The original start date was December 2, but Airbus delivery delays have put back the inaugural flight to January 9.
It will be CAL’s first ever non-stop link between Amsterdam and Taipei. And although Dutch airline KLM also plies the route, its B777 service stops in Manila. Both carriers are members of Skyteam.
KLM has a daily service whereas CAL will fly four times a week (from Amsterdam) on Monday, Wednesday, Friday and Saturday.
Now both carriers have announced a codeshare agreement which means they will offer passengers a choice of 11 weekly services (four with CAL and seven with KLM).

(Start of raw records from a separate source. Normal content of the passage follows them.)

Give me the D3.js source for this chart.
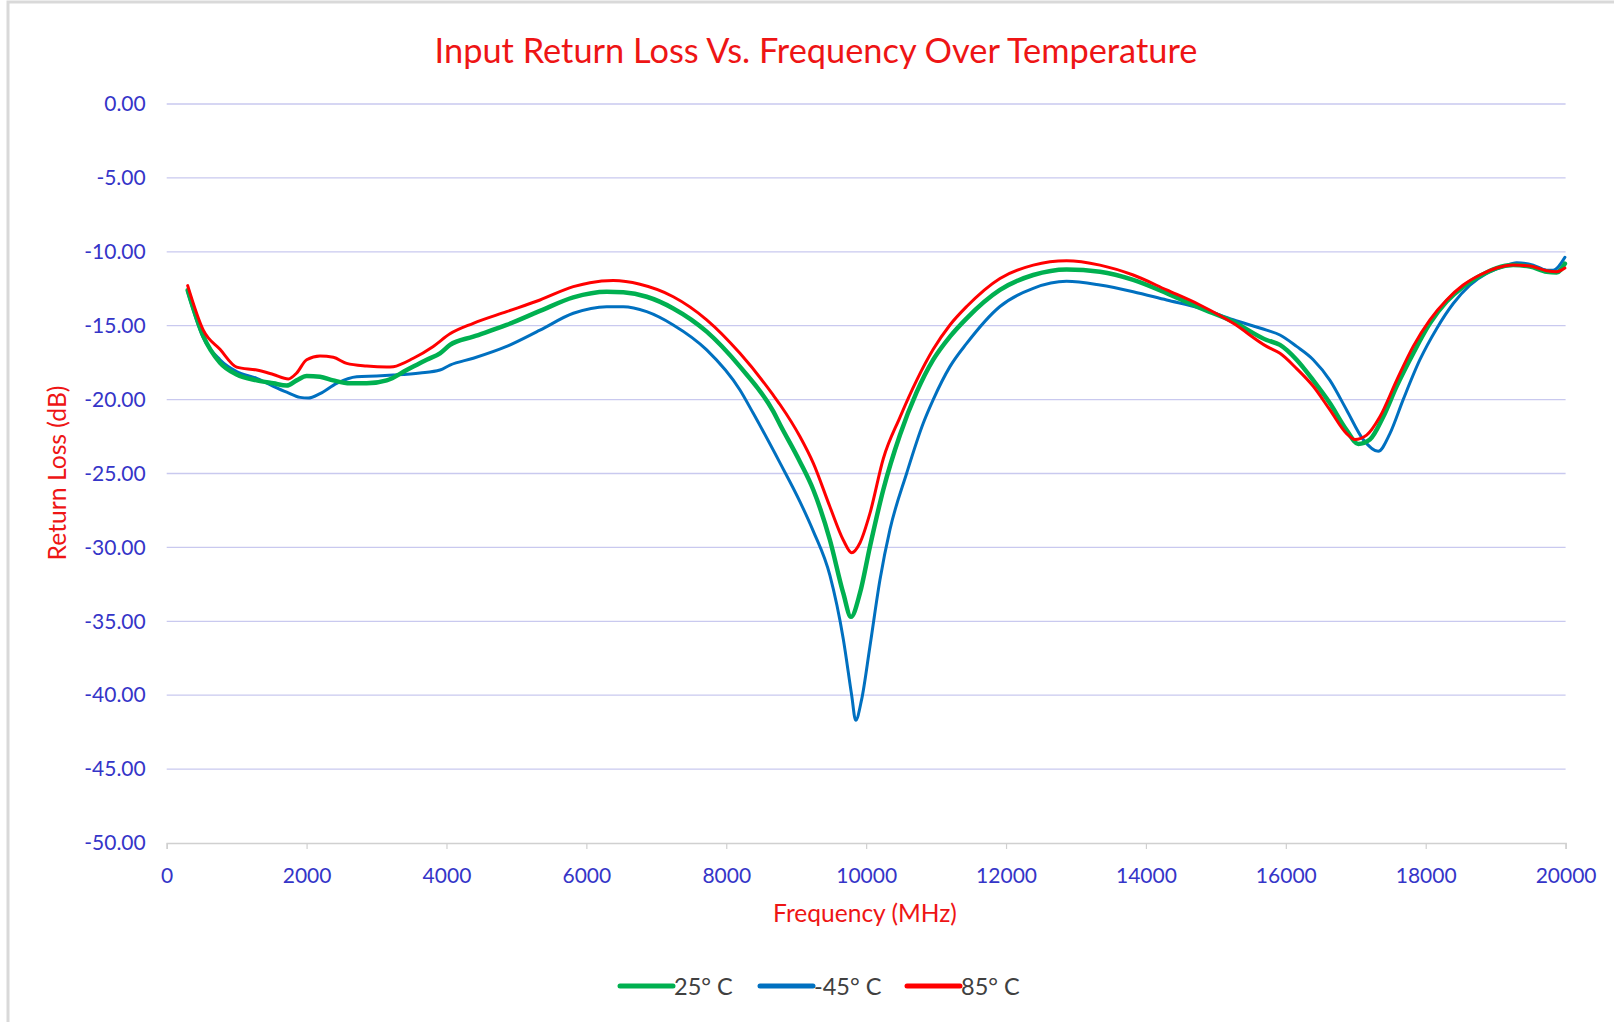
<!DOCTYPE html>
<html><head><meta charset="utf-8">
<script src="https://cdn.jsdelivr.net/npm/d3@7"></script>
<style>html,body{margin:0;padding:0;background:#fff;}svg{display:block;}</style>
</head><body>
<svg id="chart" width="1614" height="1022"></svg>
<script>
// ---- data ----
const chartTitle = "Input Return Loss Vs. Frequency Over Temperature";
const xTitle = "Frequency (MHz)";
const yTitle = "Return Loss (dB)";
const xTicks = [0,2000,4000,6000,8000,10000,12000,14000,16000,18000,20000];
const yTicks = [0,-5,-10,-15,-20,-25,-30,-35,-40,-45,-50];
const seriesNames = ["25° C","-45° C","85° C"];
const seriesColors = ["#00b050","#0070c0","#ff0000"];

const green25 = [[300,-12.6],[523,-15.7],[762,-17.5],[1000,-18.3],[1287,-18.7],[1525,-18.9],[1716,-19.05],[1858,-18.7],[2001,-18.4],[2192,-18.45],[2382,-18.7],[2620,-18.9],[2859,-18.9],[3145,-18.7],[3431,-18.0],[3717,-17.3],[3907,-16.87],[4050,-16.3],[4383,-15.74],[4860,-14.95],[5337,-14.0],[5813,-13.08],[6290,-12.7],[6528,-12.74],[6862,-13.04],[7242,-13.83],[7720,-15.4],[8196,-17.77],[8672,-20.8],[8770,-21.7],[9053,-24.2],[9244,-26.1],[9482,-29.5],[9673,-33.1],[9783,-34.7],[9911,-33.1],[10054,-29.95],[10245,-26.1],[10483,-22.4],[10722,-19.5],[10959,-17.3],[11198,-15.74],[11437,-14.5],[11913,-12.58],[12389,-11.57],[12866,-11.19],[13343,-11.35],[13818,-11.9],[14296,-12.8],[14772,-13.8],[15248,-14.73],[15725,-15.97],[15916,-16.3],[16154,-17.3],[16392,-18.7],[16631,-20.25],[16869,-22.06],[17035,-23.0],[17202,-22.7],[17393,-21.16],[17584,-19.1],[17821,-16.87],[18060,-14.84],[18299,-13.37],[18536,-12.36],[18774,-11.64],[19013,-11.1],[19250,-10.9],[19490,-11.0],[19728,-11.35],[19871,-11.4],[19990,-10.8]];

const blueMinus45 = [[300,-12.7],[523,-15.8],[762,-17.3],[1000,-18.1],[1287,-18.56],[1525,-19.1],[1716,-19.5],[1906,-19.85],[2025,-19.9],[2192,-19.6],[2430,-18.9],[2716,-18.45],[3002,-18.4],[3240,-18.34],[3621,-18.2],[3907,-18.0],[4050,-17.66],[4383,-17.2],[4860,-16.4],[5337,-15.3],[5813,-14.16],[6290,-13.71],[6528,-13.71],[6862,-14.05],[7242,-14.95],[7720,-16.64],[8196,-19.35],[8386,-20.93],[8770,-24.3],[9053,-26.9],[9244,-28.9],[9482,-31.9],[9673,-36.2],[9793,-40.0],[9850,-41.7],[9935,-40.3],[10054,-36.7],[10197,-32.2],[10340,-28.8],[10578,-25.0],[10816,-21.6],[10959,-20.0],[11198,-17.77],[11437,-16.2],[11913,-13.7],[12389,-12.47],[12866,-12.0],[13343,-12.25],[13818,-12.7],[14296,-13.26],[14772,-13.8],[15248,-14.6],[15725,-15.3],[15916,-15.63],[16154,-16.4],[16392,-17.3],[16631,-18.7],[16869,-20.7],[17106,-22.7],[17321,-23.5],[17488,-22.3],[17678,-20.0],[17917,-17.3],[18156,-15.2],[18394,-13.5],[18632,-12.25],[18870,-11.46],[19108,-11.0],[19300,-10.74],[19538,-10.9],[19728,-11.24],[19823,-11.24],[19990,-10.37]];

const red85 = [[300,-12.29],[523,-15.3],[762,-16.6],[1000,-17.8],[1287,-18.0],[1525,-18.3],[1740,-18.6],[1858,-18.2],[2001,-17.3],[2192,-17.05],[2382,-17.14],[2573,-17.55],[2859,-17.73],[3145,-17.8],[3240,-17.77],[3526,-17.2],[3811,-16.4],[4050,-15.55],[4383,-14.84],[4860,-14.05],[5337,-13.26],[5813,-12.36],[6051,-12.09],[6385,-11.95],[6766,-12.2],[7242,-13.04],[7720,-14.6],[8196,-16.87],[8672,-19.7],[8770,-20.35],[9053,-22.5],[9244,-24.3],[9482,-27.25],[9673,-29.5],[9793,-30.36],[9911,-29.7],[10054,-27.7],[10245,-24.0],[10483,-21.2],[10722,-18.7],[10959,-16.6],[11198,-14.95],[11437,-13.7],[11913,-11.8],[12389,-10.9],[12866,-10.6],[13343,-10.9],[13818,-11.57],[14296,-12.58],[14772,-13.6],[15248,-14.84],[15725,-16.4],[15916,-16.87],[16154,-17.9],[16392,-19.1],[16631,-20.7],[16869,-22.3],[16988,-22.7],[17155,-22.4],[17345,-21.16],[17584,-18.7],[17821,-16.4],[18060,-14.6],[18299,-13.26],[18536,-12.25],[18774,-11.57],[19013,-11.1],[19250,-10.9],[19490,-10.96],[19728,-11.28],[19871,-11.35],[19990,-11.1]];

const seriesData = [green25, blueMinus45, red85];

// ---- drawing ----
const FONT = "Lato, 'Open Sans', sans-serif";
const svg = d3.select("#chart");
const L = 166.7, R = 1565.6, T = 104, B = 843;
const x = d3.scaleLinear().domain([0,20000]).range([L,R]);
const y = d3.scaleLinear().domain([-50,0]).range([B,T]);

// chart border
svg.append("rect").attr("x",8).attr("y",2).attr("width",1640).attr("height",1040)
  .attr("fill","none").attr("stroke","#d9d9d9").attr("stroke-width",3);

function fit(sel, target){
  const w = sel.node().getComputedTextLength();
  const fs = parseFloat(sel.attr("font-size"));
  sel.attr("font-size", fs*target/w);
}

// gridlines
svg.append("g").selectAll("line").data(yTicks.filter(d=>d!==-50)).join("line")
  .attr("x1",L).attr("x2",R).attr("y1",d=>y(d)).attr("y2",d=>y(d))
  .attr("stroke","#c9c9ef").attr("stroke-width",1.3);

// x axis
const xAxis = svg.append("g").attr("transform",`translate(0,${B})`)
  .call(d3.axisBottom(x).tickValues(xTicks).tickSize(6).tickPadding(19).tickFormat(d3.format("d")));
xAxis.select(".domain").attr("stroke","#d0d0d0").attr("stroke-width",1.5);
xAxis.selectAll(".tick line").attr("stroke","#d0d0d0").attr("stroke-width",1.2);
xAxis.selectAll(".tick text").attr("fill","#3535c8").attr("font-family",FONT).attr("font-size",21);

// y axis labels
const fmtY = d => d3.format(".2f")(d).replace("\u2212","-");
const yAxis = svg.append("g").attr("transform",`translate(${L},0)`)
  .call(d3.axisLeft(y).tickValues(yTicks).tickSize(0).tickPadding(21).tickFormat(fmtY));
yAxis.select(".domain").remove();
yAxis.selectAll(".tick text").attr("fill","#3535c8").attr("font-family",FONT).attr("font-size",21);

// lines
const line = d3.line().x(d=>x(d[0])).y(d=>y(d[1])).curve(d3.curveMonotoneX);
const widths = [4.5,3,3];
const order = [1,0,2];
order.forEach(i=>{
  svg.append("path").datum(seriesData[i]).attr("d",line)
    .attr("fill","none").attr("stroke",seriesColors[i]).attr("stroke-width",widths[i])
    .attr("stroke-linejoin","round").attr("stroke-linecap","round");
});

// titles
const t = svg.append("text").attr("x",816).attr("y",63).attr("text-anchor","middle")
  .attr("fill","#ee1515").attr("font-family",FONT).attr("font-size",28).text(chartTitle);
fit(t,763);
const xt = svg.append("text").attr("x",865).attr("y",922).attr("text-anchor","middle")
  .attr("fill","#ee1515").attr("font-family",FONT).attr("font-size",21).text(xTitle);
fit(xt,184);
const yt = svg.append("text").attr("transform","translate(66,473) rotate(-90)").attr("text-anchor","middle")
  .attr("fill","#ee1515").attr("font-family",FONT).attr("font-size",20).text(yTitle);
fit(yt,175);

// legend
const legX = [620,760,907];
const lg = svg.append("g");
seriesNames.forEach((n,i)=>{
  lg.append("line").attr("x1",legX[i]).attr("x2",legX[i]+53).attr("y1",986).attr("y2",986)
    .attr("stroke",seriesColors[i]).attr("stroke-width",5).attr("stroke-linecap","round");
  lg.append("text").attr("x",legX[i]+54).attr("y",995).attr("fill","#404040")
    .attr("font-family",FONT).attr("font-size",23.5).text(n);
});
</script>
</body></html>
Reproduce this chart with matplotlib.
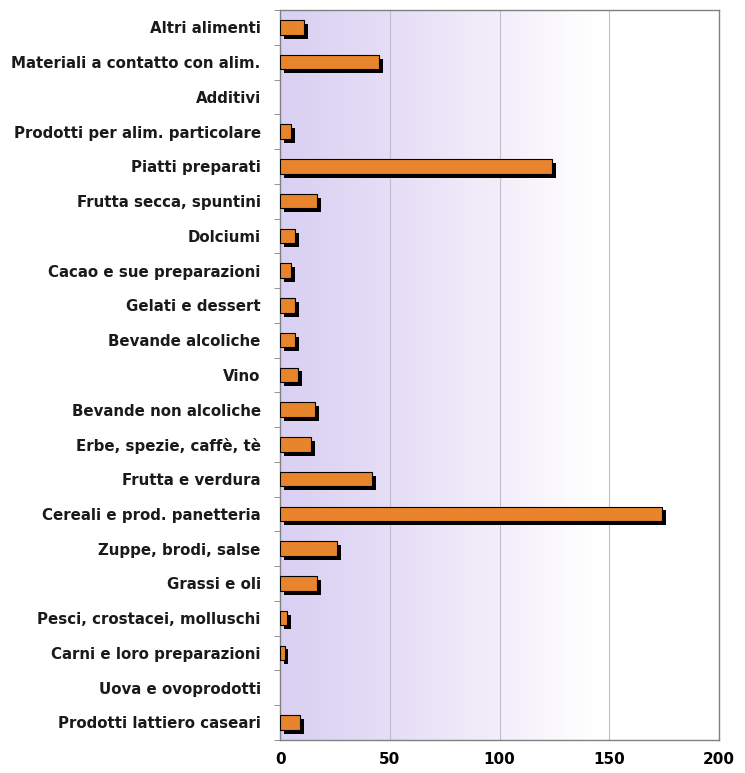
import numpy as np
import matplotlib.pyplot as plt
import matplotlib.patheffects as pe
from matplotlib.colors import LinearSegmentedColormap

# categorie dall'alto verso il basso
categorie = [
    "Altri alimenti",
    "Materiali a contatto con alim.",
    "Additivi",
    "Prodotti per alim. particolare",
    "Piatti preparati",
    "Frutta secca, spuntini",
    "Dolciumi",
    "Cacao e sue preparazioni",
    "Gelati e dessert",
    "Bevande alcoliche",
    "Vino",
    "Bevande non alcoliche",
    "Erbe, spezie, caffè, tè",
    "Frutta e verdura",
    "Cereali e prod. panetteria",
    "Zuppe, brodi, salse",
    "Grassi e oli",
    "Pesci, crostacei, molluschi",
    "Carni e loro preparazioni",
    "Uova e ovoprodotti",
    "Prodotti lattiero caseari",
]
valori = [11, 45, 0, 5, 124, 17, 7, 5, 7, 7, 8, 16, 14, 42, 174, 26, 17, 3, 2, 0, 9]
x_ticks = [0, 50, 100, 150, 200]

plt.rcParams['font.family'] = ['DejaVu Sans']

fig = plt.figure(figsize=(7.45, 7.73), dpi=100)
ax = fig.add_axes([0.376, 0.043, 0.589, 0.944])

n = len(categorie)
y = np.arange(n)

# sfondo sfumato lilla -> bianco
cmap = LinearSegmentedColormap.from_list(
    "sf", [(0, "#d9d0f3"), (0.25, "#e6ddf6"), (0.5, "#f3eefa"), (0.72, "#ffffff"), (1, "#ffffff")])
grad = np.linspace(0, 1, 256).reshape(1, -1)
ax.imshow(grad, extent=[0, 200, n - 0.5, -0.5], aspect='auto', cmap=cmap,
          zorder=0, interpolation='bicubic')

for xv in x_ticks[1:-1]:
    ax.axvline(xv, color="#c4bccc", lw=0.8, zorder=1)

# niente barra per i valori nulli
v_plot = [v if v > 0 else np.nan for v in valori]
ombra = [pe.SimplePatchShadow(offset=(2.8, -2.8), shadow_rgbFace='black', alpha=1.0), pe.Normal()]
ax.barh(y, v_plot, height=0.42, color="#e8842c", edgecolor="black", linewidth=0.8,
        zorder=3, path_effects=ombra)

ax.set_xlim(0, 200)
ax.set_ylim(n - 0.5, -0.5)
ax.set_xticks(x_ticks)
ax.set_xticklabels([str(v) for v in x_ticks], fontsize=11, fontweight='bold')
ax.tick_params(axis='x', length=0, pad=9)
ax.set_yticks(y)
ax.set_yticklabels(categorie, fontsize=10.8, fontweight='bold', color="#1a1a1a")
ax.tick_params(axis='y', which='major', length=0, pad=14)
ax.set_yticks(np.arange(n + 1) - 0.5, minor=True)
ax.tick_params(axis='y', which='minor', length=4, color="#808080")

for s in ax.spines.values():
    s.set_color("#808080")
    s.set_linewidth(1.0)

fig.savefig("out.png", dpi=100)
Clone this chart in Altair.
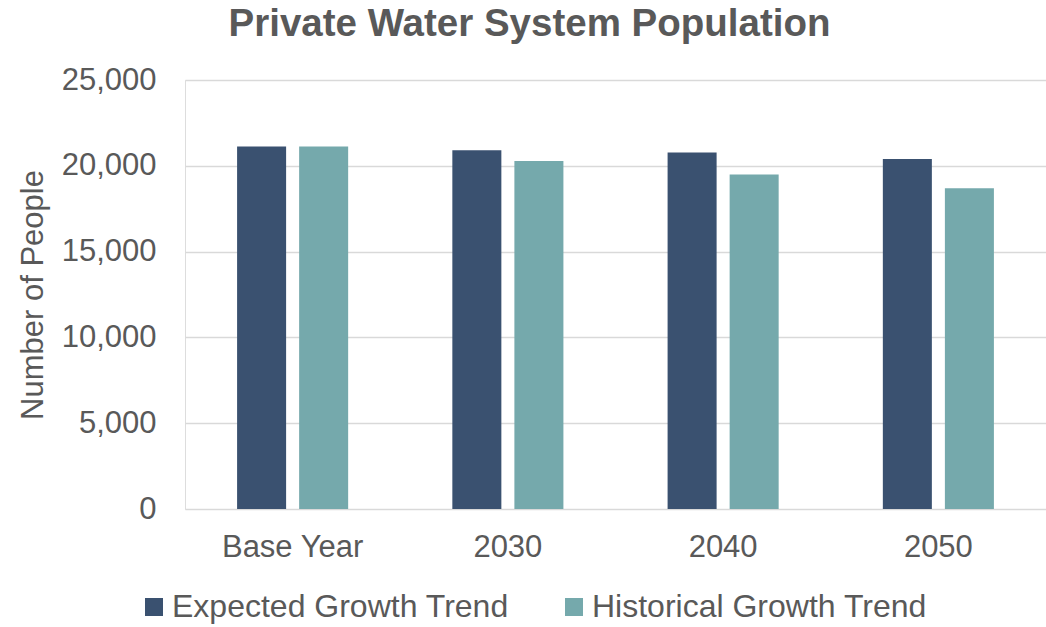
import altair as alt
import pandas as pd

categories = ["Base Year", "2030", "2040", "2050"]
series = ["Expected Growth Trend", "Historical Growth Trend"]
expected = [21130, 20900, 20770, 20400]
historical = [21130, 20280, 19490, 18690]
colors = ["#3A5170", "#75A9AC"]

rows = []
for i, c in enumerate(categories):
    rows.append({"cat": c, "series": series[0], "value": expected[i]})
    rows.append({"cat": c, "series": series[1], "value": historical[i]})
df = pd.DataFrame(rows)

FONT = "Liberation Sans"
TXT = "#595959"

chart = alt.Chart(df).mark_bar().encode(
    x=alt.X("cat:N", sort=categories, title=None,
            scale=alt.Scale(paddingInner=0.484, paddingOuter=0.242),
            axis=alt.Axis(labelAngle=0, ticks=False, domain=False, labelFontSize=31,
                          labelFont=FONT, labelColor=TXT, labelPadding=23)),
    xOffset=alt.XOffset("series:N", sort=series,
                        scale=alt.Scale(paddingInner=0.21, paddingOuter=0)),
    y=alt.Y("value:Q", title="Number of People",
            scale=alt.Scale(domain=[0, 25000]),
            axis=alt.Axis(values=[0, 5000, 10000, 15000, 20000, 25000], format=",d",
                          ticks=False, domain=False, labelFontSize=31, labelFont=FONT,
                          labelColor=TXT, labelPadding=29, titleFontSize=31,
                          titleFont=FONT, titleColor=TXT, titleFontWeight="normal",
                          titlePadding=12, gridColor="#D9D9D9", gridWidth=1.5)),
    color=alt.Color("series:N", sort=series,
                    scale=alt.Scale(domain=series, range=colors),
                    legend=alt.Legend(title=None, orient="none", direction="horizontal",
                                      legendX=-47, legendY=511, symbolType="square",
                                      symbolSize=324, symbolStrokeWidth=0,
                                      labelFontSize=32, labelFont=FONT, labelColor=TXT,
                                      labelOffset=2, columnPadding=49,
                                      labelLimit=400)),
).properties(
    width=861,
    height=429,
    title=alt.TitleParams("Private Water System Population", fontSize=38.5,
                          fontWeight="bold", font=FONT, color=TXT, anchor="middle",
                          dx=-86, offset=20),
    padding={"left": 185, "top": 80, "right": 0, "bottom": 118},
    autosize=alt.AutoSizeParams(type="none"),
).configure_view(stroke=None).configure(background="white")

chart.save("out.html", embed_options={"renderer": "svg", "actions": False})
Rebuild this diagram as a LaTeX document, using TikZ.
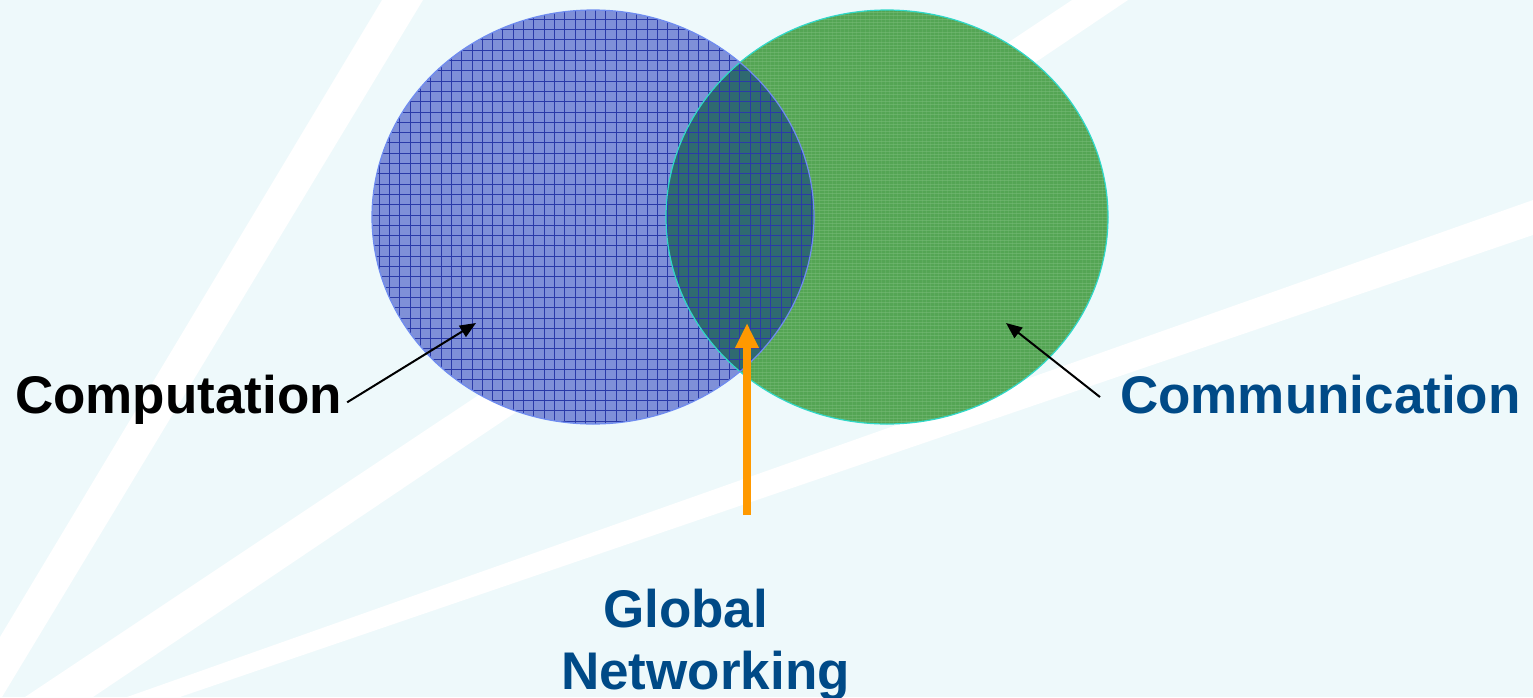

From the European perspective this development will enable passengers from the UK, mainline Europe, Scandinavia and so on to reach Taipei more easily via Amsterdam.
For political reasons there are limited flights at present between Europe and Taipei, and few of these operate non-stop.
Therefore most passengers are obliged to take an indirect routing via a hub in Asia or the Gulf.
In the case of the UK the KLM/CAL link will enable our regional travellers faster and easier access to Taipei via Amsterdam.
CAL no longer flies from London (although it plans to return at some future stage) so the only direct service is operated via rival Eva Air. But Eva Air flies via Bangkok.
Although the situation has improved in recent years, Taipei still remains underserved from Europe. And it’s all because of politics as Europe’s national airlines are wary of upsetting the Beijing government in mainland China as relations between the “two Chinas” remain prickly at best.
Indeed KLM’s diplomacy has enabled it to develop services to both Taiwan and mainland China. And this is a feat which no other European carrier has achieved in recent times. Even the Gulf carriers, with the exception of Emirates, do not serve both mainland China and Taiwan.